La réalité du jeune Manu Kanté, fils d’immigrés maliens, avec un père qui part tôt et rentre tard, une mère qui enchaîne les ménages. Et ce gamin parisien qui joue au football sur le bitume et qui se forge son avenir grâce à ses grandes cannes qui récupèrent tous les ballons que les attaquants laissent traîner. S’ensuit un tour d’Europe, avec le crochet en Amérique du Nord. Et l’intégration, partout. «J’ai appris dans chaque pays. J’ai connu des échecs, mais j’ai toujours su rebondir. Je ne pouvais pas lâcher, pas de là d’où je viens.»

Alors, au fil de sa carrière, Manu Kanté se crée des contacts et le voilà aujourd’hui éducateur à Fribourg, dans une structure privée, et entraîneur de juniors élite au Team AFF.

Une reconversion rendue possible par l’excellent souvenir qu’il a laissé au FC Fribourg. «Je me suis toujours investi dans le club où je suis venu jouer au football, et c’est le cas encore aujourd’hui à Champagne, où je suis responsable du mouvement juniors.» Le désir de transmettre son expérience, déjà, comme il le fait dans son pays d’origine.

«Je suis parti avec mon père au Mali, j’essaie de faire passer un message, car j’ai quelques cousins qui sont décédés en traversant la mer pour venir en Europe. Là-bas, j’explique que tout ce qu’on leur dit sur l’Europe est faux. Je leur dis de rester au Mali et d’y réussir! Un de mes cousins y a fait ses études et aujourd’hui il vit très bien. Il est directeur d’une agence Orange. Il a réussi, il est un exemple. Ce message-là, il est essentiel pour l’Afrique. Il faut qu’on développe nos compétences, chez nous!»

Mais son «chez lui», aujourd’hui, est la Suisse romande, où il compte bien rester un moment. «J’aime la mentalité ici. Le Suisse est très travailleur, demande beaucoup, on a ça en commun. Quand on vient ici, que ce soit dans le foot ou la vie professionnelle, il faut tout donner. ça a toujours été mon moteur.» Du bitume de Drancy à la campagne vaudoise, un homme, avec ses valeurs.

 

«J’aime bien surprendre en parlant serbo-croate!»

 

En arrivant dans le Nord vaudois, Manu Kanté savait qu’il débarquait dans une terre riche d’une importante présence balkanique, ce qui n’était pas pour lui déplaire. Ce que les Serbes et Bosniens du Nord vaudois savaient peut-être moins, voire pas du tout, c’était que le Français de 34 ans parlait parfaitement leur langue! «J’aime bien surprendre en parlant serbo-croate, ils sont hallucinés la première fois en entendant un Black parler leur langue», se marre-t-il volontiers.
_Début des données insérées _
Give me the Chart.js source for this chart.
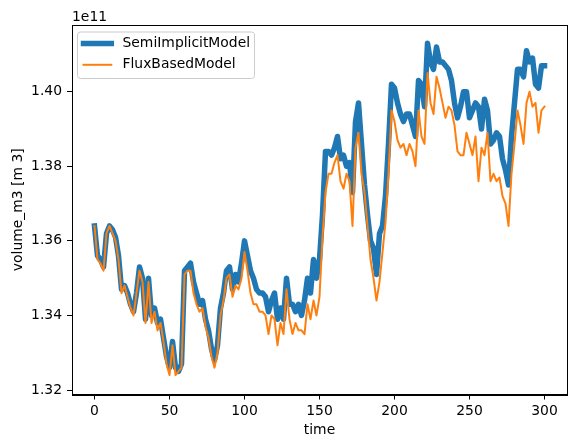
<!DOCTYPE html>
<html>
<head>
<meta charset="utf-8">
<script src="https://cdn.jsdelivr.net/npm/chart.js@4.4.1/dist/chart.umd.min.js"></script>
<style>
  html, body { margin: 0; padding: 0; background: #fff; }
  #wrap { width: 576px; height: 448px; }
</style>
</head>
<body>
<div id="wrap"><canvas id="chart" width="576" height="448"></canvas></div>
<script>
// values in units of 1e11 m^3, read every 2 time steps
const time = [
  0, 2, 4, 6, 8, 10, 12, 14, 16, 18,
  20, 22, 24, 26, 28, 30, 32, 34, 36, 38,
  40, 42, 44, 46, 48, 50, 52, 54, 56, 58,
  60, 62, 64, 66, 68, 70, 72, 74, 76, 78,
  80, 82, 84, 86, 88, 90, 92, 94, 96, 98,
  100, 102, 104, 106, 108, 110, 112, 114, 116, 118,
  120, 122, 124, 126, 128, 130, 132, 134, 136, 138,
  140, 142, 144, 146, 148, 150, 152, 154, 156, 158,
  160, 162, 164, 166, 168, 170, 172, 174, 176, 178,
  180, 182, 184, 186, 188, 190, 192, 194, 196, 198,
  200, 202, 204, 206, 208, 210, 212, 214, 216, 218,
  220, 222, 224, 226, 228, 230, 232, 234, 236, 238,
  240, 242, 244, 246, 248, 250, 252, 254, 256, 258,
  260, 262, 264, 266, 268, 270, 272, 274, 276, 278,
  280, 282, 284, 286, 288, 290, 292, 294, 296, 298,
  300
];

const semiImplicit = [
  1.364, 1.356, 1.355, 1.353, 1.362, 1.364, 1.363, 1.361, 1.356, 1.347,
  1.348, 1.346, 1.343, 1.341, 1.346, 1.353, 1.350, 1.339, 1.350, 1.340,
  1.342, 1.338, 1.339, 1.334, 1.329, 1.326, 1.333, 1.326, 1.325, 1.327,
  1.352, 1.353, 1.354, 1.349, 1.346, 1.343, 1.344, 1.339, 1.336, 1.331,
  1.328, 1.332, 1.342, 1.346, 1.352, 1.353, 1.347, 1.351, 1.349, 1.354,
  1.360, 1.356, 1.352, 1.350, 1.347, 1.346, 1.346, 1.345, 1.341, 1.344,
  1.346, 1.339, 1.342, 1.339, 1.350, 1.343, 1.343, 1.341, 1.343, 1.340,
  1.344, 1.350, 1.346, 1.355, 1.350, 1.355, 1.367, 1.384, 1.384, 1.383,
  1.385, 1.388, 1.382, 1.383, 1.380, 1.381, 1.373, 1.392, 1.397, 1.386,
  1.375, 1.367, 1.360, 1.358, 1.351, 1.362, 1.364, 1.372, 1.386, 1.402,
  1.401, 1.397, 1.394, 1.392, 1.394, 1.394, 1.391, 1.388, 1.403, 1.402,
  1.396, 1.413, 1.408, 1.406, 1.412, 1.408, 1.408, 1.407, 1.406, 1.403,
  1.397, 1.393, 1.396, 1.400, 1.400, 1.393, 1.395, 1.397, 1.396, 1.390,
  1.398, 1.395, 1.386, 1.387, 1.389, 1.388, 1.382, 1.379, 1.375, 1.388,
  1.397, 1.406, 1.406, 1.404, 1.411, 1.408, 1.409, 1.402, 1.401, 1.407,
  1.407
];

const fluxBased = [
  1.364, 1.355, 1.354, 1.352, 1.362, 1.364, 1.362, 1.360, 1.355, 1.346,
  1.348, 1.345, 1.342, 1.340, 1.346, 1.352, 1.349, 1.338, 1.349, 1.338,
  1.341, 1.336, 1.338, 1.333, 1.327, 1.324, 1.332, 1.324, 1.325, 1.326,
  1.351, 1.352, 1.352, 1.346, 1.343, 1.341, 1.342, 1.337, 1.334, 1.329,
  1.326, 1.330, 1.340, 1.344, 1.350, 1.351, 1.345, 1.348, 1.347, 1.350,
  1.357, 1.352, 1.346, 1.343, 1.343, 1.341, 1.341, 1.340, 1.335, 1.340,
  1.339, 1.332, 1.338, 1.335, 1.347, 1.339, 1.335, 1.338, 1.336, 1.336,
  1.335, 1.343, 1.339, 1.344, 1.340, 1.345, 1.361, 1.373, 1.378, 1.378,
  1.381, 1.383, 1.376, 1.374, 1.378, 1.376, 1.364, 1.385, 1.389, 1.378,
  1.373, 1.364, 1.355, 1.350, 1.344, 1.349, 1.357, 1.365, 1.378, 1.395,
  1.392, 1.387, 1.385, 1.386, 1.383, 1.386, 1.384, 1.380, 1.395, 1.388,
  1.386, 1.405, 1.397, 1.394, 1.404, 1.401, 1.397, 1.393, 1.396, 1.395,
  1.391, 1.384, 1.383, 1.383, 1.389, 1.386, 1.383, 1.388, 1.376, 1.385,
  1.383, 1.389, 1.376, 1.378, 1.376, 1.377, 1.372, 1.370, 1.364, 1.378,
  1.386, 1.395, 1.391, 1.386, 1.397, 1.400, 1.396, 1.397, 1.389, 1.395,
  1.396
];

const seriesNames = ['SemiImplicitModel', 'FluxBasedModel'];
const xTicks = [0, 50, 100, 150, 200, 250, 300];
const yTicks = [1.32, 1.34, 1.36, 1.38, 1.40];

const FONT = 'DejaVu Sans';
const FS = 13.9;

Chart.defaults.font.family = FONT;
Chart.defaults.font.size = FS;
Chart.defaults.color = '#000';

const toPoints = ys => ys.map((y, i) => ({x: time[i], y: y}));

// box around the plot, the "1e11" offset text and a matplotlib-like legend
const framePlugin = {
  id: 'frame',
  afterDatasetsDraw(chart) {
    const {ctx, chartArea: a} = chart;
    ctx.save();
    ctx.strokeStyle = '#000';
    ctx.lineWidth = 1;
    const l = Math.round(a.left) + 0.5, t = Math.round(a.top) + 0.5;
    const r = Math.round(a.right) + 0.5, b = Math.round(a.bottom) + 0.5;
    ctx.strokeRect(l, t, r - l, b - t);
    ctx.restore();
  },
  afterDraw(chart) {
    const {ctx, chartArea: a} = chart;
    ctx.save();
    ctx.font = FS + 'px "' + FONT + '"';
    ctx.fillStyle = '#000';
    ctx.textBaseline = 'alphabetic';
    ctx.textAlign = 'left';
    ctx.fillText('1e11', a.left, a.top - 4.5);

    // legend
    const bx = a.left + 5.5, by = a.top + 7, bw = 177, bh = 46.5, rad = 3;
    ctx.beginPath();
    ctx.moveTo(bx + rad, by);
    ctx.arcTo(bx + bw, by, bx + bw, by + bh, rad);
    ctx.arcTo(bx + bw, by + bh, bx, by + bh, rad);
    ctx.arcTo(bx, by + bh, bx, by, rad);
    ctx.arcTo(bx, by, bx + bw, by, rad);
    ctx.closePath();
    ctx.fillStyle = 'rgba(255,255,255,0.8)';
    ctx.fill();
    ctx.strokeStyle = '#cccccc';
    ctx.lineWidth = 1;
    ctx.stroke();

    chart.data.datasets.forEach((ds, i) => {
      const cy = by + 11.5 + i * 21.3;
      ctx.beginPath();
      ctx.strokeStyle = ds.borderColor;
      ctx.lineWidth = ds.borderWidth;
      ctx.lineCap = 'square';
      ctx.moveTo(bx + 6, cy);
      ctx.lineTo(bx + 33.8, cy);
      ctx.stroke();
      ctx.fillStyle = '#000';
      ctx.textBaseline = 'middle';
      ctx.fillText(ds.label, bx + 45, cy);
    });
    ctx.restore();
  }
};

new Chart(document.getElementById('chart'), {
  type: 'line',
  data: {
    datasets: [
      {
        label: seriesNames[0],
        data: toPoints(semiImplicit),
        borderColor: '#1f77b4',
        borderWidth: 5.5,
        borderJoinStyle: 'round',
        borderCapStyle: 'square',
        pointRadius: 0,
        tension: 0,
        order: 1
      },
      {
        label: seriesNames[1],
        data: toPoints(fluxBased),
        borderColor: '#ff7f0e',
        borderWidth: 2,
        borderJoinStyle: 'round',
        borderCapStyle: 'square',
        pointRadius: 0,
        tension: 0,
        order: 0
      }
    ]
  },
  options: {
    responsive: false,
    animation: false,
    events: [],
    layout: {padding: {top: 25, right: 9, left: 0, bottom: 0}},
    plugins: {
      legend: {display: false},
      tooltip: {enabled: false}
    },
    scales: {
      x: {
        type: 'linear',
        min: -15,
        max: 315,
        afterBuildTicks: s => { s.ticks = xTicks.map(v => ({value: v})); },
        afterFit: s => { s.height = 53.5; },
        grid: {drawOnChartArea: false, drawTicks: true, tickLength: 5, color: '#000', lineWidth: 1},
        border: {display: true, color: '#000', width: 1},
        ticks: {color: '#000', padding: 4, maxRotation: 0, autoSkip: false},
        title: {display: true, text: 'time', color: '#000', padding: {top: 0, bottom: 9}}
      },
      y: {
        type: 'linear',
        min: 1.3188,
        max: 1.4179,
        afterBuildTicks: s => { s.ticks = yTicks.map(v => ({value: v})); },
        afterFit: s => { s.width = 72; },
        grid: {drawOnChartArea: false, drawTicks: true, tickLength: 5, color: '#000', lineWidth: 1},
        border: {display: true, color: '#000', width: 1},
        ticks: {color: '#000', padding: 5, callback: v => v.toFixed(2)},
        title: {display: true, text: 'volume_m3 [m 3]', color: '#000', padding: {top: 10, bottom: 0}}
      }
    }
  },
  plugins: [framePlugin]
});
</script>
</body>
</html>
Le nouveau joueur du FC Champagne Sports a d’ailleurs toujours une maison en Croatie, un pays qu’il adore et où vivent ses deux enfants, ainsi que leur mère. «J’y suis encore retourné il y a à peine un mois. Mon fils est assez doué pour le foot, il joue actuellement dans un bon club formateur. La Croatie est un pays magnifique, fou de foot.» Sur Facebook, il se fait d’ailleurs appeler «Manu Kantic», en clin d’oeil à son autre pays de cœur. «Mais c’est aussi parce que j’en avais marre qu’on me demande si j’étais de la famille à Ngolo Kanté!» Comme lui, le champion du monde est Parisien d’origine malienne.